Over two months ago, in March, The Wall Street Journal reported on a lawsuit filed against Apple by a customer who claimed that Siri (the virtual personal assistant exclusive to the iPhone 4S) wasn’t then, and still isn’t, what the company made it out to be.
The customer’s main quibble was, and presumably still is, Apple’s “misleading and deceptive” marketing tactics and advertising campaigns for the new feature. In two separate inquires for obtaining directions to a store, and locating it, ”Siri either did not understand what Plaintiff was asking, or, after a very long wait time, responded with the wrong answer”.
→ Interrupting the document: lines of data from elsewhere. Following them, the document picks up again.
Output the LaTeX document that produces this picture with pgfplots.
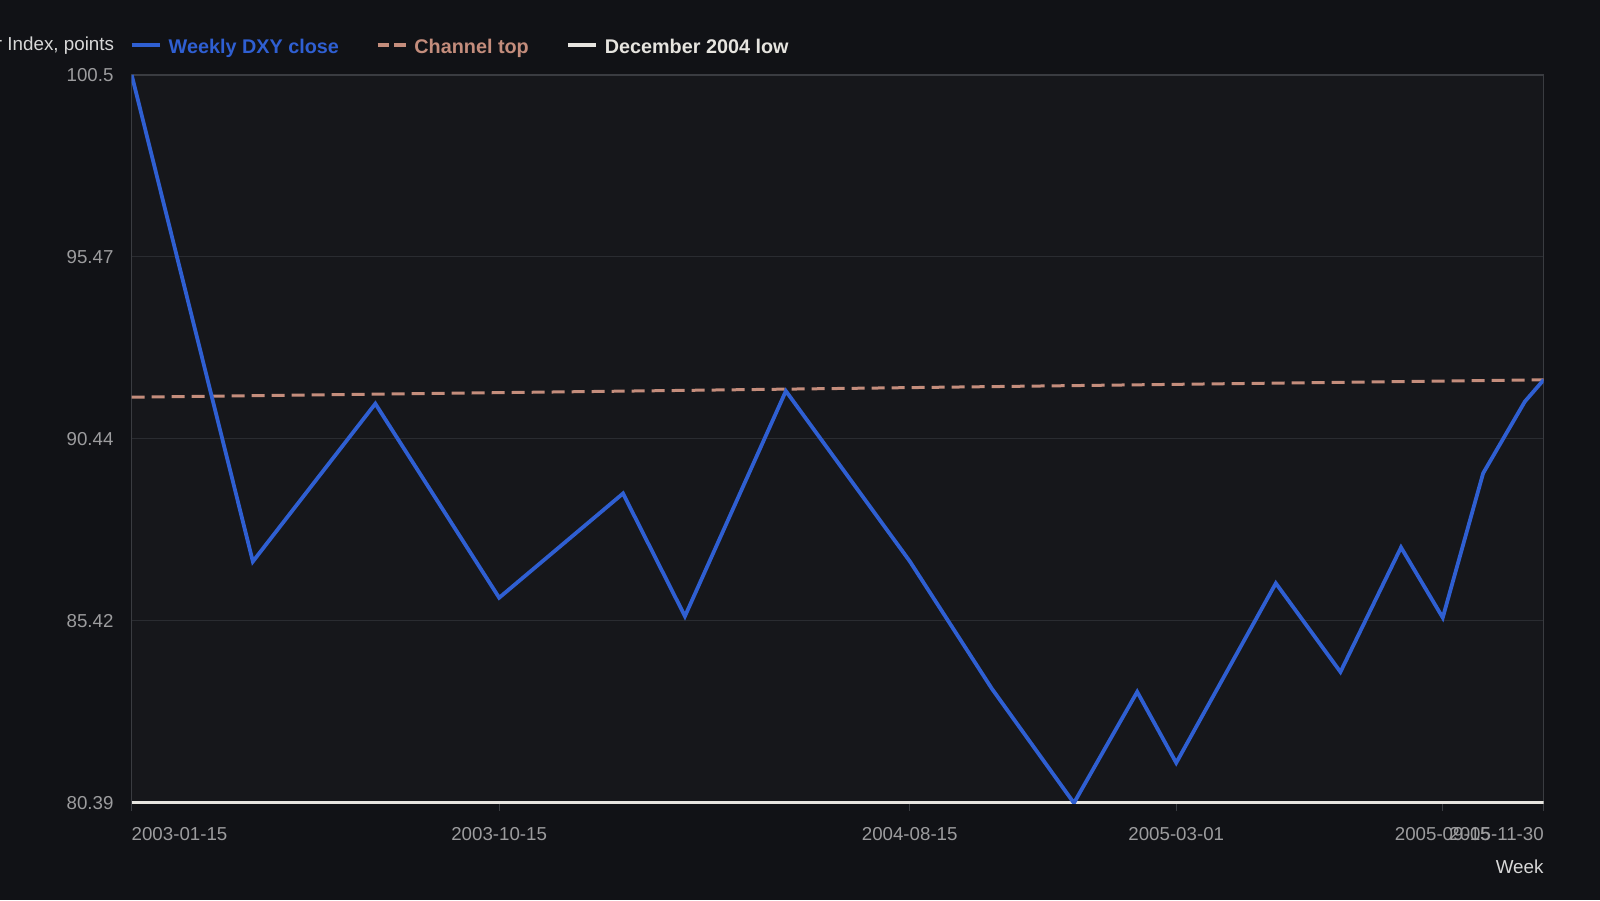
\documentclass[border=0pt]{standalone}
\usepackage{fontspec}
\setmainfont{Liberation Sans}
\usepackage{pgfplots}
\pgfplotsset{compat=1.18}
\usepackage{pgfplotstable}
\definecolor{outerbg}{HTML}{111216}
\definecolor{plotbg}{HTML}{16171B}
\definecolor{gridcol}{HTML}{2A2C31}
\definecolor{bordercol}{HTML}{3A3C41}
\definecolor{dxyblue}{HTML}{2F5FD2}
\definecolor{chantop}{HTML}{C48D7C}
\definecolor{lowcol}{HTML}{E6E4DF}
\definecolor{tickcol}{HTML}{9C9C9E}
\definecolor{labcol}{HTML}{D8D8D8}

\pgfplotstableread{
day value
0 100.5
90 87.06
181 91.42
273 86.06
365 88.94
411 85.55
486 91.77
578 87.07
639 83.55
700 80.39
747 83.46
776 81.50
850 86.46
898 84.01
943 87.45
974 85.51
1004 89.50
1035 91.48
1049 92.08
}\dxy

\pgfplotstableread{
day value
0 91.60
1049 92.08
}\chan

\pgfplotstableread{
day value
0 80.39
1049 80.39
}\low

\begin{document}
\begin{tikzpicture}
\path[use as bounding box, fill=outerbg] (0pt,0pt) rectangle (1600pt,900pt);
\begin{axis}[
  at={(131.7pt,97pt)}, anchor=south west,
  scale only axis, width=1412pt, height=728pt,
  xmin=0, xmax=1049, ymin=80.39, ymax=100.5,
  axis background/.style={fill=plotbg},
  axis line style={draw=bordercol, line width=1.2pt},
  ymajorgrids, major grid style={draw=gridcol, line width=1pt},
  xtick={0,273,578,776,974,1049},
  xticklabels={\makebox[0pt][l]{2003-01-15},2003-10-15,2004-08-15,2005-03-01,2005-09-15,\makebox[0pt][r]{2005-11-30}},
  ytick={80.39,85.4175,90.445,95.4725,100.5},
  yticklabels={80.39,85.42,90.44,95.47,100.5},
  /pgf/number format/assume math mode=true,
  xtick pos=bottom, ytick pos=left,
  tick align=outside, major tick length=8pt,
  xtick style={draw=bordercol, line width=1.2pt},
  ytick style={draw=none},
  xticklabel style={font=\fontsize{18.7}{22}\selectfont, text=tickcol, anchor=north, inner sep=0pt, yshift=-16pt},
  yticklabel style={font=\fontsize{18.7}{22}\selectfont, text=tickcol, anchor=east, inner sep=0pt, xshift=-10pt},
  xlabel={Week},
  xlabel style={at={(1,0)}, anchor=east, font=\fontsize{18.8}{22}\selectfont, text=labcol, inner sep=0pt, yshift=-64pt},
  legend columns=3,
  legend style={at={(0,1)}, anchor=west, xshift=-2pt, yshift=27.5pt, draw=none, fill=none,
    inner sep=0pt, outer sep=0pt,
    font=\fontsize{19.8}{24}\selectfont\bfseries,
    nodes={inner sep=0pt},
    /tikz/every even column/.append style={column sep=37pt},
    /tikz/every odd column/.append style={column sep=7pt}},
  legend image code/.code={\draw[#1] (0pt,0.25em) -- (28pt,0.25em);},
]
\addlegendimage{dxyblue, line width=4pt}
\addlegendentry{\textcolor{dxyblue}{Weekly DXY close}}
\addlegendimage{chantop, line width=3.5pt, dash pattern=on 11.5pt off 5pt}
\addlegendentry{\textcolor{chantop}{Channel top}}
\addlegendimage{lowcol, line width=4pt}
\addlegendentry{\textcolor{lowcol}{December 2004 low}}

\addplot[forget plot, chantop, line width=3pt, dash pattern=on 13pt off 7pt] table[x=day, y=value] {\chan};
\addplot[forget plot, lowcol, line width=3.5pt] table[x=day, y=value] {\low};
\addplot[forget plot, dxyblue, line width=3.8pt, line join=miter] table[x=day, y=value] {\dxy};
\end{axis}
\node[anchor=east, inner sep=0pt, text=labcol, font=\fontsize{18.8}{22}\selectfont] at (114.3pt,854pt) {US Dollar Index, points};
\end{tikzpicture}
\end{document}
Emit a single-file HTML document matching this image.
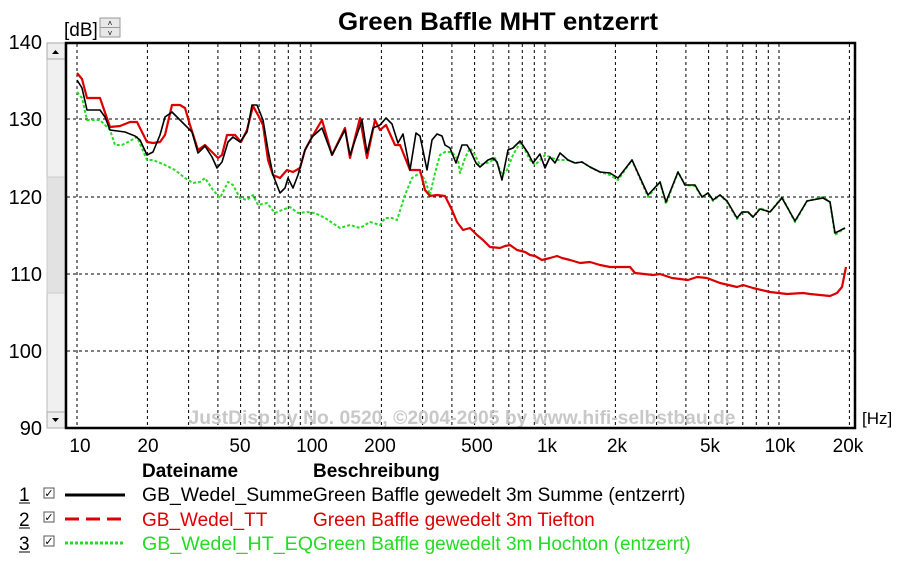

More recently, Apple reportedly filed a motion to dismiss the case and provided a rebuttal to the Plaintiff’s claims and accusations (via WSJ):
They offer only general descriptions of Apple’s advertisements, incomplete summaries of Apple’s website materials, and vague descriptions of their alleged—and highly individualized—disappointment with Siri. Tellingly, although Plaintiffs claim they became dissatisfied with Siri’s performance “soon after” purchasing their iPhones, they made no attempt to avail themselves of Apple’s 30-day return policy or one-year warranty—which remains in effect. Instead, they seek to take an alleged personal grievance about the purported performance of a popular product and turn it into a nationwide class action under California’s consumer protection statutes. The Complaint does not come close to meeting the heavy burden necessary to sustain such claims.
Meanwhile, Apple continues to market Siri as an amazing, linguistic super-assistant as if the lawsuit was never filed. In fact, Apple has turned to well known celebrities Samuel L. Jackson and Zooey Deschanel for the latest commercials in their Siri marketing campaign.